Goal: Begin with the opening line of the records and extract each line through the one holding "const colors = [ORANGE, PURPLE];"; pictures are not part of the copy.

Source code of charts
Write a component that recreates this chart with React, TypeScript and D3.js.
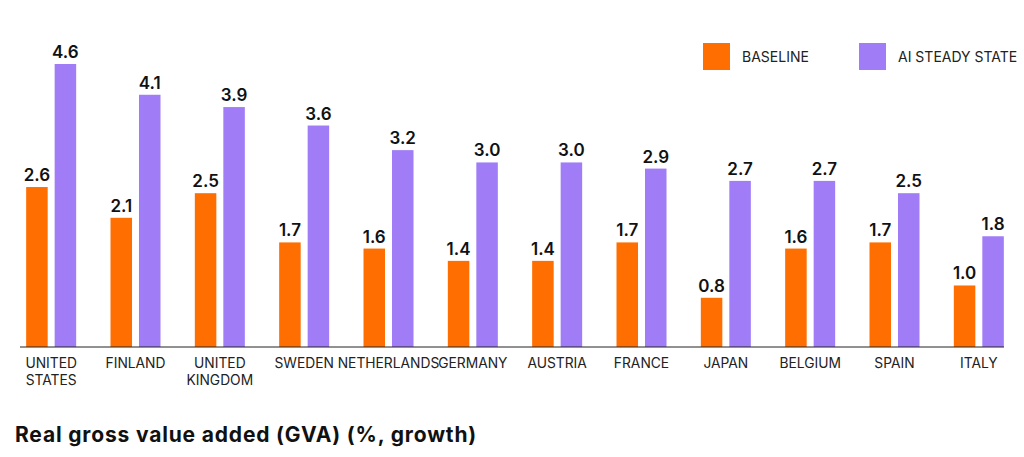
import React from "react";
import * as d3 from "d3";

const countries: string[][] = [
  ["UNITED", "STATES"],
  ["FINLAND"],
  ["UNITED", "KINGDOM"],
  ["SWEDEN"],
  ["NETHERLANDS"],
  ["GERMANY"],
  ["AUSTRIA"],
  ["FRANCE"],
  ["JAPAN"],
  ["BELGIUM"],
  ["SPAIN"],
  ["ITALY"],
];
const baseline = [2.6, 2.1, 2.5, 1.7, 1.6, 1.4, 1.4, 1.7, 0.8, 1.6, 1.7, 1.0];
const aiSteady = [4.6, 4.1, 3.9, 3.6, 3.2, 3.0, 3.0, 2.9, 2.7, 2.7, 2.5, 1.8];
const seriesNames = ["BASELINE", "AI STEADY STATE"];
const title = "Real gross value added (GVA) (%, growth)";

const W = 1024;
const H = 457;
const ORANGE = "#FF6E00";
const PURPLE = "#A07DF6";
const FONT = "Inter, 'Noto Sans', Roboto, sans-serif";

export default function App() {
  const keys = countries.map((c) => c.join(" "));
  const x0 = d3.scaleBand<string>().domain(keys).range([9, 1021]).padding(0);
  const x1 = d3
    .scaleBand<string>()
    .domain(seriesNames)
    .range([0, 50])
    .paddingInner(0.245);
  const y = d3.scaleLinear().domain([0, 4.6]).range([347, 64]);
  const series = [baseline, aiSteady];
  const colors = [ORANGE, PURPLE];

  return (
    <svg
      width={W}
      height={H}
      style={{ position: "absolute", left: 0, top: 0, background: "#fff" }}
      fontFamily={FONT}
    >
      {keys.map((k, i) => {
        const cx = x0(k)! + x0.bandwidth() / 2;
        const gx = cx - 25;
        return (
          <g key={k}>
            {series.map((s, j) => {
              const bx = gx + x1(seriesNames[j])!;
              const v = s[i];
              return (
                <g key={j}>
                  <rect
                    x={bx}
                    y={y(v)}
                    width={x1.bandwidth()}
                    height={y(0) - y(v)}
                    fill={colors[j]}
                  />
                  <text
                    x={bx + x1.bandwidth() / 2}
                    y={y(v) - 6}
                    textAnchor="middle"
                    fontSize={17}
                    fontWeight={600}
                    fill="#111"
                  >
                    {v.toFixed(1)}
                  </text>
                </g>
              );
            })}
            {countries[i].map((line, li) => (
              <text
                key={li}
                x={cx}
                y={367.5 + li * 17}
                textAnchor="middle"
                fontSize={13.8}
                fill="#222"
              >
                {line}
              </text>
            ))}
          </g>
        );
      })}
      <line x1={20} x2={1004} y1={y(0)} y2={y(0)} stroke="#222" strokeWidth={1} />
      {seriesNames.map((n, j) => {
        const lx = j === 0 ? 703 : 859;
        return (
          <g key={n}>
            <rect x={lx} y={43} width={27} height={27} fill={colors[j]} />
            <text x={lx + 39} y={61.5} fontSize={14} fill="#222">
              {n}
            </text>
          </g>
        );
      })}
      <text
        x={15}
        y={441.5}
        fontSize={21}
        fontWeight={700}
        letterSpacing={0.83}
        fill="#111"
      >
        {title}
      </text>
    </svg>
  );
}
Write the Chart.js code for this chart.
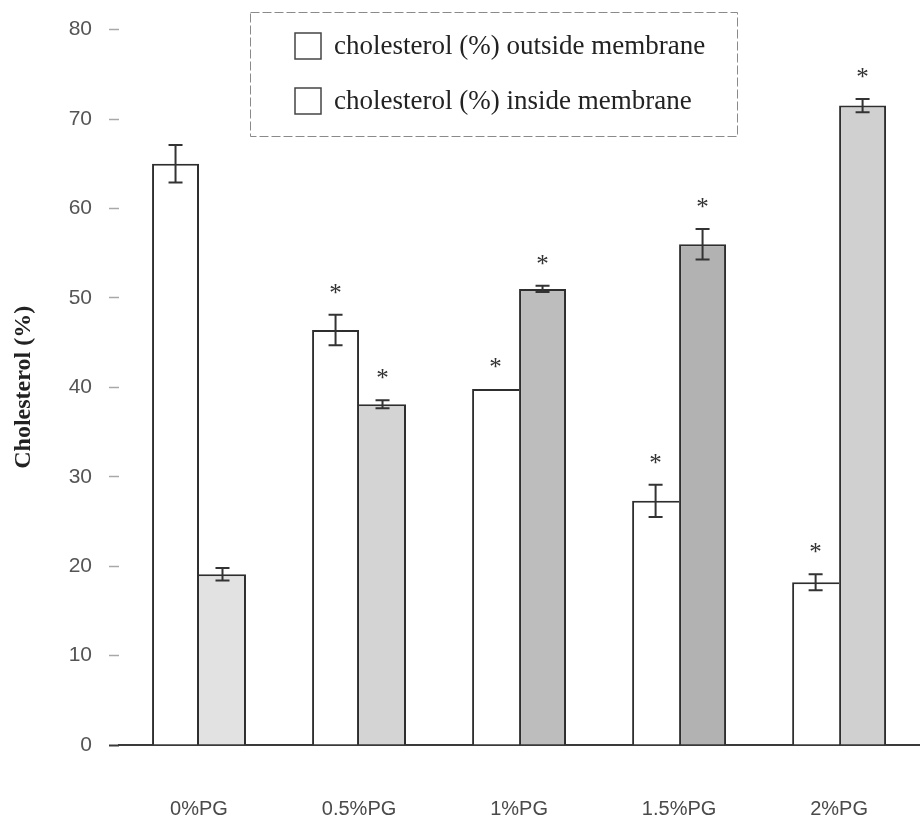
<!DOCTYPE html>
<html>
<head>
<meta charset="utf-8">
<script src="https://cdn.jsdelivr.net/npm/chart.js@4.4.1/dist/chart.umd.min.js"></script>
<style>
  html, body { margin: 0; padding: 0; background: #ffffff; overflow: hidden; }
  #wrap { width: 920px; height: 823px; position: relative; }
</style>
</head>
<body>
<div id="wrap"><canvas id="c" width="920" height="823"></canvas></div>
<script>
// ---- data ----
const categories = ['0%PG', '0.5%PG', '1%PG', '1.5%PG', '2%PG'];
const outsideLabel = 'cholesterol (%) outside membrane';
const insideLabel = 'cholesterol (%) inside membrane';
const outsideValues = [65.0, 46.4, 39.8, 27.3, 18.2];
const insideValues = [19.1, 38.1, 51.0, 56.0, 71.5];
const outsideErrors = [2.1, 1.7, 0, 1.8, 0.9];
const insideErrors = [0.7, 0.45, 0.35, 1.7, 0.75];
const outsideSignificant = [false, true, true, true, true];
const insideSignificant = [false, true, true, true, true];
const yTickValues = [0, 10, 20, 30, 40, 50, 60, 70, 80];
const yAxisTitle = 'Cholesterol (%)';

// ---- styles ----
const insideFills = ['#e2e2e2', '#d4d4d4', '#bdbdbd', '#b2b2b2', '#d0d0d0'];
const edge = '#2e2e2e';

const errorBarPlugin = {
  id: 'errorBars',
  afterDatasetsDraw(chart) {
    const ctx = chart.ctx;
    const y = chart.scales.y;
    const errs = [outsideErrors, insideErrors];
    const sig = [outsideSignificant, insideSignificant];
    chart.data.datasets.forEach((ds, di) => {
      const meta = chart.getDatasetMeta(di);
      meta.data.forEach((bar, i) => {
        const v = ds.data[i];
        const e = errs[di][i];
        const x = bar.x;
        const top = y.getPixelForValue(v + e);
        if (e > 0) {
          const bot = y.getPixelForValue(v - e);
          ctx.save();
          ctx.strokeStyle = '#333';
          ctx.lineWidth = 2;
          ctx.beginPath();
          ctx.moveTo(x, top); ctx.lineTo(x, bot);
          ctx.moveTo(x - 7, top); ctx.lineTo(x + 7, top);
          ctx.moveTo(x - 7, bot); ctx.lineTo(x + 7, bot);
          ctx.stroke();
          ctx.restore();
        }
        if (sig[di][i]) {
          ctx.save();
          ctx.fillStyle = '#333';
          ctx.font = '25px "Liberation Serif", serif';
          ctx.textAlign = 'center';
          ctx.textBaseline = 'alphabetic';
          ctx.fillText('*', x, top - 26 + 12);
          ctx.restore();
        }
      });
    });
  }
};

const boxLegendPlugin = {
  id: 'boxLegend',
  afterDraw(chart) {
    const ctx = chart.ctx;
    const bx = 250, by = 12, bw = 487, bh = 124;
    ctx.save();
    ctx.strokeStyle = '#8a8a8a';
    ctx.lineWidth = 1;
    ctx.setLineDash([9, 3]);
    ctx.strokeRect(bx + 0.5, by + 0.5, bw, bh);
    ctx.setLineDash([]);
    const rows = [by + 34, by + 89];
    chart.data.datasets.forEach((ds, i) => {
      const cy = rows[i];
      ctx.fillStyle = '#ffffff';
      ctx.fillRect(bx + 45, cy - 13, 26, 26);
      ctx.strokeStyle = '#444';
      ctx.lineWidth = 1.5;
      ctx.strokeRect(bx + 45, cy - 13, 26, 26);
      ctx.fillStyle = '#222';
      ctx.font = '27px "Liberation Serif", serif';
      ctx.textAlign = 'left';
      ctx.textBaseline = 'middle';
      ctx.fillText(ds.label, bx + 84, cy + 1);
    });
    ctx.restore();
  }
};

const chart = new Chart(document.getElementById('c'), {
  type: 'bar',
  data: {
    labels: categories,
    datasets: [
      {
        label: outsideLabel,
        data: outsideValues,
        backgroundColor: '#ffffff',
        borderColor: edge,
        borderWidth: (c) => ({
          top: 2, left: 2, bottom: 0,
          right: outsideValues[c.dataIndex] >= insideValues[c.dataIndex] ? 2 : 0
        }),
        borderSkipped: false,
        categoryPercentage: 0.587,
        barPercentage: 1.0
      },
      {
        label: insideLabel,
        data: insideValues,
        backgroundColor: insideFills,
        borderColor: edge,
        borderWidth: (c) => ({
          top: 2, right: 2, bottom: 0,
          left: insideValues[c.dataIndex] > outsideValues[c.dataIndex] ? 2 : 0
        }),
        borderSkipped: false,
        categoryPercentage: 0.587,
        barPercentage: 1.0
      }
    ]
  },
  options: {
    responsive: false,
    animation: false,
    devicePixelRatio: 1,
    layout: { padding: { top: 16, left: 0, right: 0, bottom: 0 } },
    plugins: {
      legend: { display: false },
      tooltip: { enabled: false }
    },
    scales: {
      x: {
        offset: true,
        grid: { display: false, drawTicks: false },
        border: { display: true, color: '#3a3a3a', width: 2 },
        ticks: {
          color: '#4a4a4a',
          font: { family: '"Liberation Sans", Arial, sans-serif', size: 20 },
          padding: 52,
          maxRotation: 0
        },
        afterFit(scale) { scale.height = 78; }
      },
      y: {
        min: 0,
        max: 80,
        afterBuildTicks(scale) { scale.ticks = yTickValues.map(v => ({ value: v })); },
        border: { display: false },
        grid: {
          display: true,
          drawOnChartArea: false,
          drawTicks: true,
          tickLength: 10,
          tickColor: (c) => (c.tick && c.tick.value === 0 ? '#3a3a3a' : '#a8a8a8'),
          tickWidth: (c) => (c.tick && c.tick.value === 0 ? 2 : 1.5)
        },
        ticks: {
          color: '#555',
          font: { family: '"Liberation Sans", Arial, sans-serif', size: 21 },
          padding: 17
        },
        title: {
          display: true,
          text: yAxisTitle,
          color: '#222',
          font: { family: '"Liberation Serif", "Times New Roman", serif', size: 24, weight: 'bold' },
          padding: { top: 9, bottom: 0 }
        },
        afterFit(scale) { scale.width = 119; }
      }
    }
  },
  plugins: [errorBarPlugin, boxLegendPlugin]
});
</script>
</body>
</html>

Exercise solution:
Write a component that recreates this chart with React, TypeScript and D3.js.
import React from "react";
import * as d3 from "d3";

const countries: string[][] = [
  ["UNITED", "STATES"],
  ["FINLAND"],
  ["UNITED", "KINGDOM"],
  ["SWEDEN"],
  ["NETHERLANDS"],
  ["GERMANY"],
  ["AUSTRIA"],
  ["FRANCE"],
  ["JAPAN"],
  ["BELGIUM"],
  ["SPAIN"],
  ["ITALY"],
];
const baseline = [2.6, 2.1, 2.5, 1.7, 1.6, 1.4, 1.4, 1.7, 0.8, 1.6, 1.7, 1.0];
const aiSteady = [4.6, 4.1, 3.9, 3.6, 3.2, 3.0, 3.0, 2.9, 2.7, 2.7, 2.5, 1.8];
const seriesNames = ["BASELINE", "AI STEADY STATE"];
const title = "Real gross value added (GVA) (%, growth)";

const W = 1024;
const H = 457;
const ORANGE = "#FF6E00";
const PURPLE = "#A07DF6";
const FONT = "Inter, 'Noto Sans', Roboto, sans-serif";

export default function App() {
  const keys = countries.map((c) => c.join(" "));
  const x0 = d3.scaleBand<string>().domain(keys).range([9, 1021]).padding(0);
  const x1 = d3
    .scaleBand<string>()
    .domain(seriesNames)
    .range([0, 50])
    .paddingInner(0.245);
  const y = d3.scaleLinear().domain([0, 4.6]).range([347, 64]);
  const series = [baseline, aiSteady];
  const colors = [ORANGE, PURPLE];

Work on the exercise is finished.